Faith changes things.

He has to keep being Spider-Man. Because now he wants to protect her, to keep that precious blood inside her fair skin, to keep that sunset smile alive and thriving. There's no other option.

"I have to," he says, and that's all he needs to say.

Somehow, she understands.

He tucks a piece of tangled hair behind her ear. He smiles, trying to make light of a situation he knows is tense and terrifying.

"Hey. Hey, let's get out of here."

She smirks. "Peter, if I get caught, my parents will kill me."

He looks at her head-on, with both a deep empathy and a horrible mischievousness.

"Trust me. You won't get caught."

* * *

An hour later, he's shot her halfway to the moon and back. Her hair is windswept, her cheeks are flushed. They've gone out into the night by the pull of a thread. A silver lining, both literally and metaphorically.

They soar above skyscrapers and midnight, and she leans her head back and laughs. It tumbles into the darkness, flits among the cars and satellites of Queens. He's happy to share this world with her. It gets lonely, when you're the only man who can fly.
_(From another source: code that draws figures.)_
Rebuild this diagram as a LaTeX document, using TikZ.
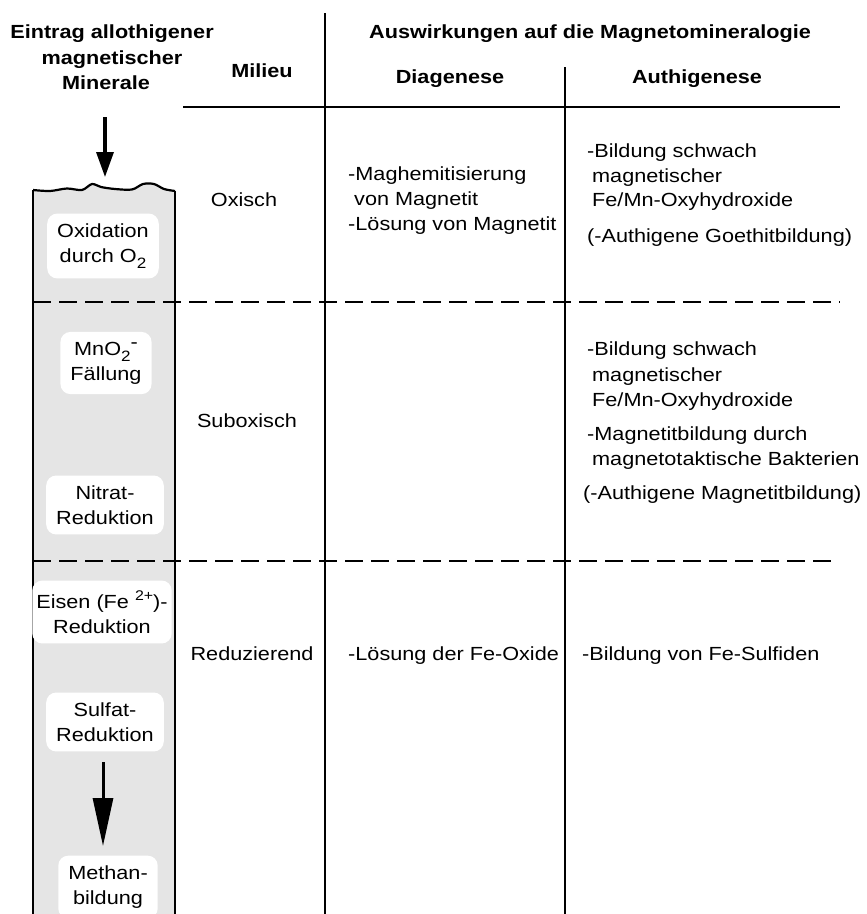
\documentclass[tikz,border=0pt]{standalone}
\usepackage{fontspec}
\setmainfont{Liberation Sans}[FakeStretch=1.14]
\usetikzlibrary{arrows.meta}
\newcommand\tiefz[1]{\raisebox{-0.32em}{\fontsize{15}{15}\selectfont #1}}
\newcommand\hochz[1]{\raisebox{0.42em}{\fontsize{14}{14}\selectfont #1}}
\begin{document}
\begin{tikzpicture}[x=1pt,y=-1pt,
  txt/.style={font=\fontsize{19}{25}\selectfont, inner sep=0pt},
  hd/.style={font=\bfseries\fontsize{19}{25}\selectfont, inner sep=0pt, anchor=base},
  lt/.style={txt, anchor=base west},
  ct/.style={txt, anchor=base},
  lbl/.style={txt, align=center, fill=white, rounded corners=10pt, inner xsep=10pt, inner ysep=10pt},
  rule/.style={line width=1.8pt},
  dashrule/.style={line width=1.8pt, dash pattern=on 18pt off 8pt},
  colfill/.style={fill=black!10},
  bigarrow/.style={line width=3.4pt, -{Triangle[length=25pt,width=17pt]}}
]
\useasboundingbox (0,0) rectangle (867,914);

% ---- sediment column ----
\fill[colfill] plot[smooth] coordinates {(33,190) (50,191) (67,188.5) (82,190) (92,184) (101,187) (115,189) (132,189.5) (143,184) (154,184) (164,189) (175,191)} -- (175,914) -- (33,914) -- cycle;
\draw[line width=2.2pt] plot[smooth] coordinates {(33,190) (50,191) (67,188.5) (82,190) (92,184) (101,187) (115,189) (132,189.5) (143,184) (154,184) (164,189) (175,191)};
\coordinate (cTL) at (33,190);
\coordinate (cBL) at (33,914);
\coordinate (cTR) at (175,191);
\coordinate (cBR) at (175,914);
\draw[rule] (cTL) -- (cBL);
\draw[rule] (cTR) -- (cBR);

% ---- table rules ----
\coordinate (v1t) at (325,13);
\coordinate (v1b) at (325,914);
\coordinate (v2t) at (565,67);
\coordinate (v2b) at (565,914);
\coordinate (h1l) at (183,107);
\coordinate (h1r) at (840,107);
\coordinate (d1l) at (33,302);
\coordinate (d1r) at (840,302);
\coordinate (d2l) at (33,561);
\coordinate (d2r) at (838,561);
\draw[rule] (v1t) -- (v1b);
\draw[rule] (v2t) -- (v2b);
\draw[rule] (h1l) -- (h1r);
\draw[dashrule] (d1l) -- (d1r);
\draw[dashrule] (d2l) -- (d2r);

% ---- headers ----
\node[hd] (hE1) at (112,38) {Eintrag allothigener};
\node[hd] (hE2) at (112,64) {magnetischer};
\node[hd] (hE3) at (106,89) {Minerale};
\node[hd] (hMil) at (262,77) {Milieu};
\node[hd] (hAus) at (590,38) {Auswirkungen auf die Magnetomineralogie};
\node[hd] (hDia) at (450,83) {Diagenese};
\node[hd] (hAut) at (697,83) {Authigenese};

% ---- arrows ----
\coordinate (a1s) at (105,117);
\coordinate (a1e) at (105,177);
\draw[bigarrow] (a1s) -- (a1e);

% ---- column labels ----
\node[lbl] (lOx) at (103,246) {Oxidation\\durch O\tiefz{2}};
\node[lbl] (lMn) at (106,363) {MnO\tiefz{2}\raisebox{0.35em}{-}\\Fällung};
\node[lbl] (lNi) at (105,505) {Nitrat-\\Reduktion};
\node[lbl, inner xsep=4pt] (lFe) at (102,612) {Eisen (Fe \hochz{2+})-\\Reduktion};
\node[lbl] (lSu) at (105,722) {Sulfat-\\Reduktion};
\node[lbl] (lMe) at (108,887) {Methan-\\bildung};

\coordinate (a2s) at (103,762);
\coordinate (a2e) at (103,846);
\draw[line width=3pt, -{Triangle[length=48pt,width=20pt]}] (a2s) -- (a2e);

% ---- Milieu ----
\node[ct] (mOx) at (244,206) {Oxisch};
\node[ct] (mSub) at (247,427) {Suboxisch};
\node[ct] (mRed) at (252,660) {Reduzierend};

% ---- Diagenese ----
\node[lt] (dA1) at (348,180) {-Maghemitisierung};
\node[lt] (dA2) at (354,205) {von Magnetit};
\node[lt] (dA3) at (348,230) {-Lösung von Magnetit};
\node[lt] (dC1) at (348,660) {-Lösung der Fe-Oxide};

% ---- Authigenese ----
\node[lt] (aA1) at (587,157) {-Bildung schwach};
\node[lt] (aA2) at (592,182) {magnetischer};
\node[lt] (aA3) at (592,206) {Fe/Mn-Oxyhydroxide};
\node[lt] (aA4) at (587,242) {(-Authigene Goethitbildung)};

\node[lt] (aB1) at (587,355) {-Bildung schwach};
\node[lt] (aB2) at (592,381) {magnetischer};
\node[lt] (aB3) at (592,406) {Fe/Mn-Oxyhydroxide};
\node[lt] (aB4) at (587,440) {-Magnetitbildung durch};
\node[lt] (aB5) at (592,465) {magnetotaktische Bakterien};
\node[lt] (aB6) at (583,499) {(-Authigene Magnetitbildung)};

\node[lt] (aC1) at (582,660) {-Bildung von Fe-Sulfiden};
\end{tikzpicture}
\end{document}
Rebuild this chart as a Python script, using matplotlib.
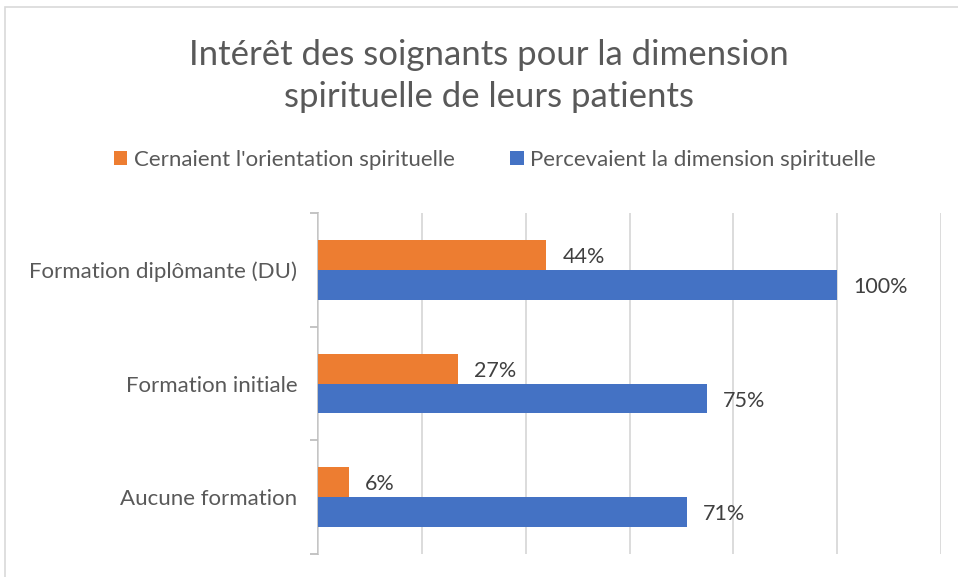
import matplotlib
matplotlib.use("Agg")
import matplotlib.pyplot as plt
from matplotlib.patches import Rectangle

categories = ["Aucune formation", "Formation initiale", "Formation diplômante (DU)"]
cernaient = [6, 27, 44]
percevaient = [71, 75, 100]
series_names = ["Cernaient l'orientation spirituelle", "Percevaient la dimension spirituelle"]
title = "Intérêt des soignants pour la dimension\nspirituelle de leurs patients"

ORANGE = "#ED7D31"
BLUE = "#4472C4"
FONT = ["Lato", "DejaVu Sans"]
plt.rcParams['font.family'] = FONT

W, H = 958, 577
fig = plt.figure(figsize=(W / 100, H / 100), dpi=100)

# chart border
fig.patches.append(Rectangle((5 / W, -0.05), 1.1, (577 - 7) / H + 0.05, transform=fig.transFigure,
                             fill=False, edgecolor="#D9D9D9", linewidth=1.2))

left, right, top, bottom = 318, 941, 213, 554
ax = fig.add_axes([left / W, (H - bottom) / H, (right - left) / W, (bottom - top) / H])

y = list(range(len(categories)))
bh = 0.263
ax.barh([v + bh / 2 for v in y], cernaient, height=bh, color=ORANGE, label=series_names[0], zorder=3)
ax.barh([v - bh / 2 for v in y], percevaient, height=bh, color=BLUE, label=series_names[1], zorder=3)

for v, val in zip(y, cernaient):
    ax.annotate(f"{val}%", (val, v + bh / 2), xytext=(11.5, -1.5), textcoords="offset points",
                va="center", ha="left", fontsize=15.5, color="#404040")
for v, val in zip(y, percevaient):
    ax.annotate(f"{val}%", (val, v - bh / 2), xytext=(11.5, -1.5), textcoords="offset points",
                va="center", ha="left", fontsize=15.5, color="#404040")

ax.set_xlim(0, 120)
ax.set_ylim(-0.5, len(categories) - 0.5)
ax.set_xticks([0, 20, 40, 60, 80, 100, 120])
ax.set_xticklabels([])
ax.tick_params(axis="x", length=0)
ax.grid(axis="x", color="#D9D9D9", linewidth=1.3, zorder=0)
ax.set_yticks(y)
ax.set_yticklabels(categories, fontsize=16, color="#595959")
ax.set_yticks([-0.5, 0.5, 1.5, 2.5], minor=True)
ax.tick_params(axis="y", which="major", length=0, pad=15)
ax.tick_params(axis="y", which="minor", length=6, color="#BFBFBF", width=1.3)
for s in ["top", "right", "bottom"]:
    ax.spines[s].set_visible(False)
ax.spines["left"].set_color("#BFBFBF")
ax.spines["left"].set_linewidth(1.3)
ax.spines["left"].set_zorder(1)

fig.text(489 / W, (H - 76) / H, title, ha="center", va="center", fontsize=25, color="#595959",
         linespacing=1.42)

handles, labels = ax.get_legend_handles_labels()
fig.legend(handles, labels, loc="center", bbox_to_anchor=(495 / W, (H - 160) / H), ncol=2,
           frameon=False, fontsize=16, labelcolor="#595959", handlelength=0.6, handleheight=0.6,
           handletextpad=0.3, columnspacing=2.5)

fig.savefig("out.png", dpi=100)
He takes her to a few of his favorite places. Gwen keeps her arms cinched around his waist, and Peter thinks he could get used to this. He could get _so _used to this.

The docking station. The rooftop of Il Toscano. The bridge. The Empire State Building. He takes her to the cliché places and the cat corners, the little-known crevices that only a spider could discover. He connects the stars with webs and wit, telling her stupid jokes and childhood stories, showing her that Peter Parker and Spider-Man are one and the same. There is no dual identity. There's a teenager, shaped by death, disappearance, demise, devastation, discord and discovery. Renewal.

And maybe, almost happiness.

Of course he kisses her. They stand on broken shingles and share tales without whispers. Her fingertips lace across the nape of his neck; his fingertips sidle up the small of her back. That's when he feels most like the hero. Not because he's "winning her," but because he's falling for her. Peter never won Gwen. He lost to Gwen. He lost in a pathetic landslide.

He takes her back home, helps her in through the window, tells her goodnight. She does the same. He stumbles back home in a stupor, and tonight Aunt May doesn't ask him where he's been. One look at him, and she already knows.

After all, she knows what love looks like on a Parker.

* * *

_Author's Note:_ This is a story I posted about a year ago on an old account of mine, and thought I'd upload it once again. Hope you enjoy!